Anthony May Capron Hollist (1873-1915)

The name Hollist rings a very special note for those who know Lodsworth.  Indeed the story of the family and its roots in the area are fascinating and well worthy of an in depth investigation.  Anyone who visits St Peter’s Church and examines the plaques on its walls will be genuinely astonished at the stories that must lie behind the many Hollists that appear…… but that’s for another time.

At the turn of the 20th Century one Hollist stands out as an extraordinary character.   Anthony May Capron Hollist, the eldest son of Lieutenant-Colonel E O Hollist, was born in 1873. At the age of 21 he worked as a ‘hand’ on a sheep station in New South Wales, Australia then rented 500 acres to grow wheat, maize and sheep.

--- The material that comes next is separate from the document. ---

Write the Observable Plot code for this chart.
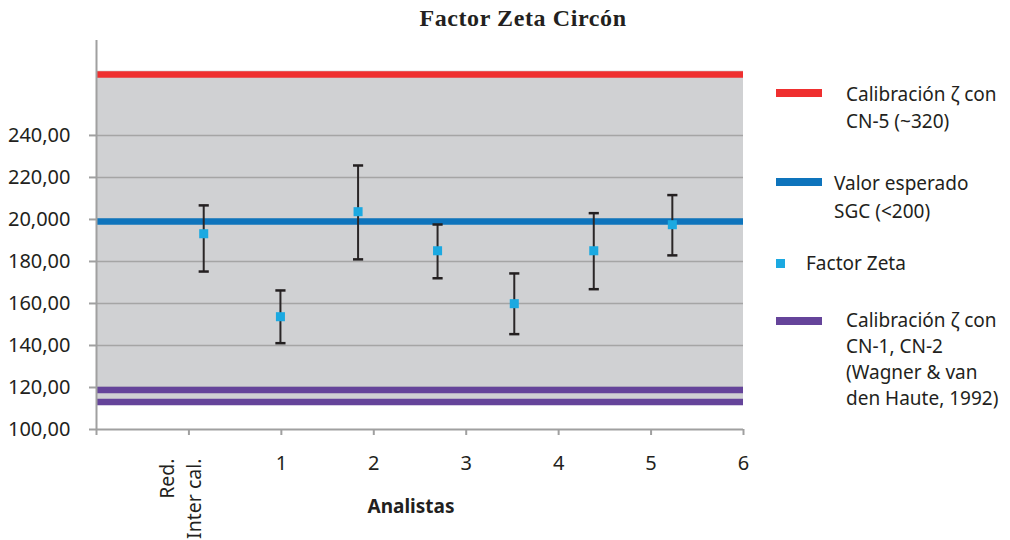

Lieut AMC Hollist in Boer War uniform
Lieut AMC Hollist in Boer War uniform

The Times reported on 7 December 1900:

“AMCH was in the United States of America when the Boer War broke out, but was so anxious to go to South Africa that he shipped on board a vessel engaged in the transport of mules, and, having landed he lost no time in enlisting as a trooper in the South African Light Horse and went through every battle to the relief of Ladysmith.  In recognition of his services he was given a commission and, as soon as he was gazetted to a Lieutenancy in the West India Regiment, Mr Hollist came home on his way to Jamaica.” 

The Newspapers describe the festivities of his return, when he was given a public welcome by the villagers, with a supper and a smoking concert!  During the evening, his father declared that:

“Not only had he won his commission by his soldierly abilities in the field, but also included among his winnings was the love of a young lady”

and announced the engagement of his son to Miss Katharine Barker. Their wedding at Cocking Parish Church took place on a day when:

Capt AMC Hollist c.1914
Capt AMC Hollist c.1914

“The weather was somewhat unpropitious, but the guests were able to thoroughly enjoy the good things provided for them, perambulating the well-kept grounds of Lodsworth House, or comfortably ensconced on lawn seats, listening to pleasing music by the Haslemere band.”

After serving both in the Boer War and in The Great War in The Buffs (East Kent Regiment), as the photographs on these pages show, he was very sadly posted missing in September 1915 and eventually declared dead.  He was 42.  His name is recorded on the Memorial at Loos, close to Pas de Calais.  He left two daughters, Lucy and Susan (Barnes).